Stocks – Europe Edges Higher After Trump’s China Blast; Maersk Surges
European stock markets traded largely flat Wednesday, with investors wary about U.S.-China relations, rising tensions in Belarus and ahead of the release of key European inflation data and minutes from the Federal Reserve.
The market overcame initial concern at harsh words by U.S. President Donald Trump saying late Tuesday that he had cancelled a scheduled session of trade talks with China at the end of last week because he “didn’t want to talk to them.”
The phase one trade deal has been the most stable point in this tempestuous relationship. But Trump’s comments indicated that the deal may be in trouble.
“We are approaching the period of peak risk,” said UBS Global Wealth Management chief economist Paul Donovan in a morning note. Trump, he noted, could announce new tariffs ahead of the election “to look tough on China,” and put off the hit to U.S. purchasing power and the global economy until after the election.
Markets will pay close attention to minutes from the Federal Reserve’s recent meeting due later in the day, as well as any progress towards an interim virus relief package.
Back in Europe, U.K. inflation surprised to the upside, with CPI coming in at 0.4% in July month-on-month and 1.0% year-on-year, above the -0.1% and 0.6% expected. EU data is released, later Wednesday.
Staying in the sector, Hochschild Mining (LON:HOCM) stock dropped 5.9% after reporting a sharp fall in pretax profit for the first half of 2020 due to Covid-19 related production stoppages.
On the flip side, AP Moeller-Maersk (CSE:MAERSKb) stock rose 4.9% as the shipping giant reinstated full-year guidance after posting better-than-expected second-quarter earnings.
RWE (DE:RWEG_p) shares fell 3.0% after the German energy group announced a capital raise to fund its investment in renewables.

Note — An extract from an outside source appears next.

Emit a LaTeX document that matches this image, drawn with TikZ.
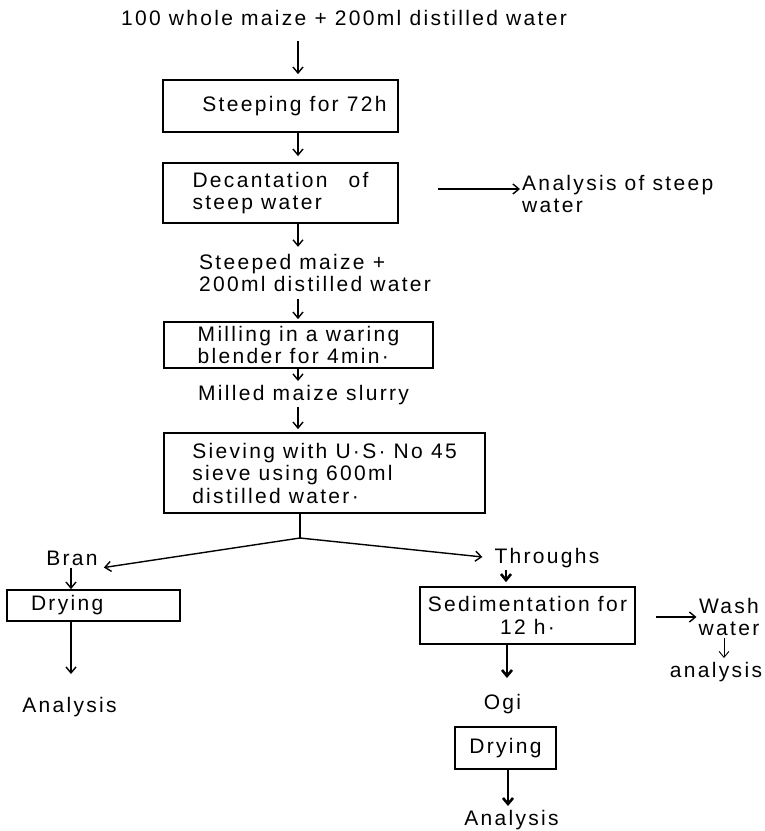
\documentclass[tikz,border=0pt]{standalone}
\usepackage{fontspec}
\setmainfont{Liberation Sans}[LetterSpace=11]
\usetikzlibrary{arrows.meta}
\begin{document}
\begin{tikzpicture}[%
x=1pt, y=-1pt,
font=\fontsize{21}{22.5}\selectfont,
boks/.style={draw, line width=1.8pt, align=left, inner sep=0pt},
tekst/.style={inner sep=2pt, align=left},
pil/.style={-{Straight Barb[length=6pt,width=10pt]}, line width=1.4pt},
tykkpil/.style={pil, line width=2.6pt},
linje/.style={line width=1.4pt}]
\useasboundingbox (0,0) rectangle (765,831);
\coordinate (akse) at (298,0);
\coordinate (split) at (300,538);
\node [tekst] (start) at (344,18) {100 whole maize + 200ml distilled water};
\node [boks, minimum width=235pt, minimum height=52pt] (steep) at (280.5,106) {\hspace*{28pt}Steeping for 72h};
\node [boks, minimum width=235pt, minimum height=60pt] (decant) at (280.5,193) {Decantation\quad of\\steep water};
\node [tekst, anchor=west] (steepan) at (520,194) {Analysis of steep\\water};
\node [tekst, anchor=west] (mix) at (197,273) {Steeped maize +\\200ml distilled water};
\node [boks, minimum width=269pt, minimum height=46pt] (mill) at (298.5,345) {Milling in a waring\\blender for 4min·};
\node [tekst, anchor=west] (slurry) at (196,395) {Milled maize slurry};
\node [boks, minimum width=321pt, minimum height=80pt] (sieve) at (324.5,473) {Sieving with U·S· No 45\\sieve using 600ml\\distilled water·};
\node [tekst] (bran) at (72,558) {Bran};
\node [boks, minimum width=173pt, minimum height=31pt, inner xsep=24pt, text width=125pt] (drybran) at (93.5,605.5) {Drying};
\node [tekst] (brananalysis) at (69.5,707) {Analysis};
\node [tekst] (throughs) at (547,558) {Throughs};
\node [boks, align=center, minimum width=215pt, minimum height=57pt] (sed) at (527.5,615.5) {Sedimentation for\\12 h·};
\node [tekst, align=center] (wash) at (729,617) {Wash\\water};
\node [tekst] (washan) at (716,672) {analysis};
\node [tekst] (ogi) at (502.5,704) {Ogi};
\node [boks, minimum width=101pt, minimum height=42pt] (dryogi) at (505.5,748) {Drying};
\node [tekst] (ogianalysis) at (511.5,820) {Analysis};
\draw [pil, shorten <=13pt, shorten >=5pt] (start.south -| akse) -- (steep.north -| akse);
\draw [pil, shorten >=6pt] (steep.south -| akse) -- (decant.north -| akse);
\draw [pil, shorten <=39pt] ([yshift=4pt]decant.east) -- ([yshift=4pt]decant.east -| steepan.west);
\draw [pil, shorten >=5pt] (decant.south -| akse) -- (mix.north -| akse);
\draw [pil, shorten <=5pt, shorten >=2pt] (mix.south -| akse) -- (mill.north -| akse);
\draw [pil, shorten >=2pt] (mill.south -| akse) -- (slurry.north -| akse);
\draw [pil, shorten >=3pt] (slurry.south -| akse) -- (sieve.north -| akse);
\draw [linje] (sieve.south -| split) -- (split);
\draw [pil] (split) -- ([xshift=4pt]bran.south east);
\draw [pil, shorten >=10pt] (split) -- (throughs.west);
\draw [pil] (bran.south -| 71,0) -- (drybran.north -| 71,0);
\draw [pil, shorten >=21pt] (drybran.south -| 71,0) -- (brananalysis.north -| 71,0);
\draw [tykkpil, shorten >=4pt] (throughs.south -| 506,0) -- (sed.north -| 506,0);
\draw [pil, shorten <=20pt] (sed.east |- wash.west) -- (wash.west);
\draw [pil, line width=0.9pt, shorten >=2pt] (wash.south -| 724,0) -- (washan.north -| 724,0);
\draw [tykkpil, shorten >=14pt] (sed.south -| 507,0) -- (ogi.north -| 507,0);
\draw [tykkpil, shorten >=2pt] (dryogi.south -| 508,0) -- (ogianalysis.north -| 508,0);
\end{tikzpicture}
\end{document}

Oil prices edged lower Wednesday, consolidating after overnight gains on the back of a drop in U.S. crude inventories of 4.3 million barrels, industry data from the American Petroleum Institute showed after the markets closed on Tuesday.
Investors will now look for the official U.S. government inventory data, due at 10:30 AM ET (1430 GMT), as well as the meeting of experts from the Organization of the Petroleum Exporting Countries and allies including Russia, a grouping known as OPEC+, to review adherence to their deal on oil output cuts.
U.S. crude futures traded 0.6% lower at $42.85 a barrel, while the international benchmark Brent contract fell 0.7% to $45.16.